= Robmariel Olea =

Dominican actress, singer and TV host

Robmariel Olea is a Dominican actress, singer and TV host who has been involved in films, musical theatre, and television.

Robmariel started hosting several popular TV shows such as Boruga Fat Free (Prime time TV show in Dominican Republic) and Mango en Directo broadcast by Mango TV. Later on she hosted El Show del Medio Día (a daily prime time show running for more than 40 years aired on Color Visión), and she also hosted/produced Entrando por la Cocina. In addition, her presence in the Dominican television includes popular TV mini-series like Al Filo De La Vida and she was part of Mariasela Álvarez’s weekly program Esta Noche Mariasela, where she had her own segment called Lo Que No Se Ve. She hosted such popular prime time radio shows as Con las Pilas Puestas and Botando el Golpe (This radio show was a very popular variety program and talk show.)

As a singer, she worked in noteworthy concerts such as Sonido para una Imagen, Disco Forever, "Michael Jackson’s Tribute" and in the national breast cancer awareness campaign "Caminantes por La Vida," among others. Besides singing she also produced the shows "Funky Divas" and "Robmariel, Muy Básico".
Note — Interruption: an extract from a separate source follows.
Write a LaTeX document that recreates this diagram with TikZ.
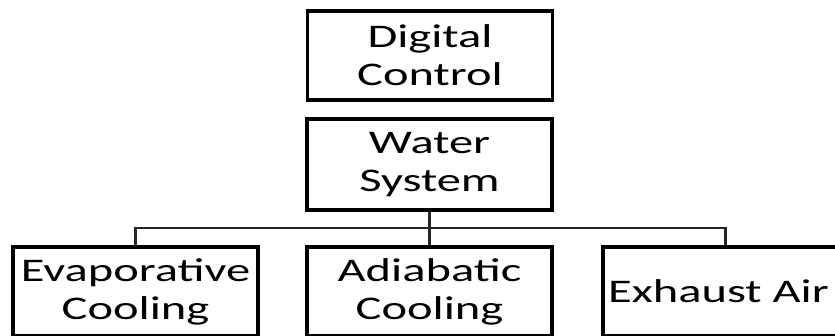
\documentclass[tikz,border=0pt]{standalone}
\usepackage{fontspec}
\setmainfont{Carlito}[FakeStretch=1.47]
\begin{document}
\begin{tikzpicture}[x=1pt,y=-1pt,
  box/.style={draw=black,line width=3.4pt,minimum width=245pt,minimum height=89pt,
    inner sep=0pt,align=center,font=\fontsize{33}{38}\selectfont},
  link/.style={draw=black!85,line width=2.2pt}]
\useasboundingbox (0,0) rectangle (835,336);
\clip (0,0) rectangle (835,336);
\node[box] (dc) at (430,55.5) {Digital\\Control};
\node[box,minimum height=91pt] (ws) at (429.5,164.5) {Water\\System};
\node[box] (evap) at (135.5,291.5) {Evaporative\\Cooling};
\node[box] (adi) at (429.5,291.5) {Adiabatic\\Cooling};
\node[box] (exh) at (725.5,291.5) {Exhaust Air\hspace*{14pt}};
\coordinate (bus) at (429.5,228);
\path[link] (ws.south) -- (adi.north);
\path[link] (evap.north) |- (bus) -| (exh.north);
\end{tikzpicture}
\end{document}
She began her acting career with the leading roles Carmen Jones and Serena in the famous musical Fame, in its Latin American Tour, under Jaime Azpilicueta's direction, a successful Spanish director. Fame toured Latin America (Venezuela, Colombia, Argentina, Puerto Rico, Dominican Republic and Mexico) for two years. In musical theater, she worked with some of the most renowned producers in the D.R among which are Nuryn Sanlley, Fidel López and Amaury Sánchez. She played the role of Velma von Tussle in Hairspray and appeared in Cabaret as the main character Sally Bowles, as Mary Magdalene in Jesus Christ Superstar, as Liesl Von Trapp in The Sound of Music, as Miss Farrell in Annie, and as Babette in Beauty and the Beast. The aforementioned roles generated wonderful articles and reviews, which highlighted Robmariel's work. She also worked with producer Guillermo Cordero in Fiddler on the Roof (as Tzeitel) and was directed by María Castillo in Edward Albee’s Pulitzer Prize-winning play Three Tall Women produced by the American Embassy in the Dominican Republic.

In 2002, she had great success producing and acting in theatre with the solo show El Último Instante and later on the play Palabras Encadenadas, both of which received great praise from the public.

Subsequently, in 2003, as a result of her outstanding acting performance, Robmariel received a Casandra Award for Best Actress for her work in the solo show El Último Instante. She has been nominated in the same category for three consecutive years; she was even nominated for two different plays in the same year (Palabras Encadenadas and Fiddler on the Roof in 2010; Cabaret in 2009; Regalo de Navidad in 2008) She was also nominated for the plays Cárcel de Mujeres and El Último Instante.
She appeared in the motion picture production Un Macho de Mujer directed by Alfonso Rodriguez and in the German TV series Auf Wiedersehen, Pet. She was also involved in Mortales.
.

In her most recent project, Casting Express directed by Leonard Zelig, Robmariel played the character of Sonia Ibarra, and her performance led to standing ovations from the audience. This last play was presented in the First Venezuelan Theater Festival in New York City.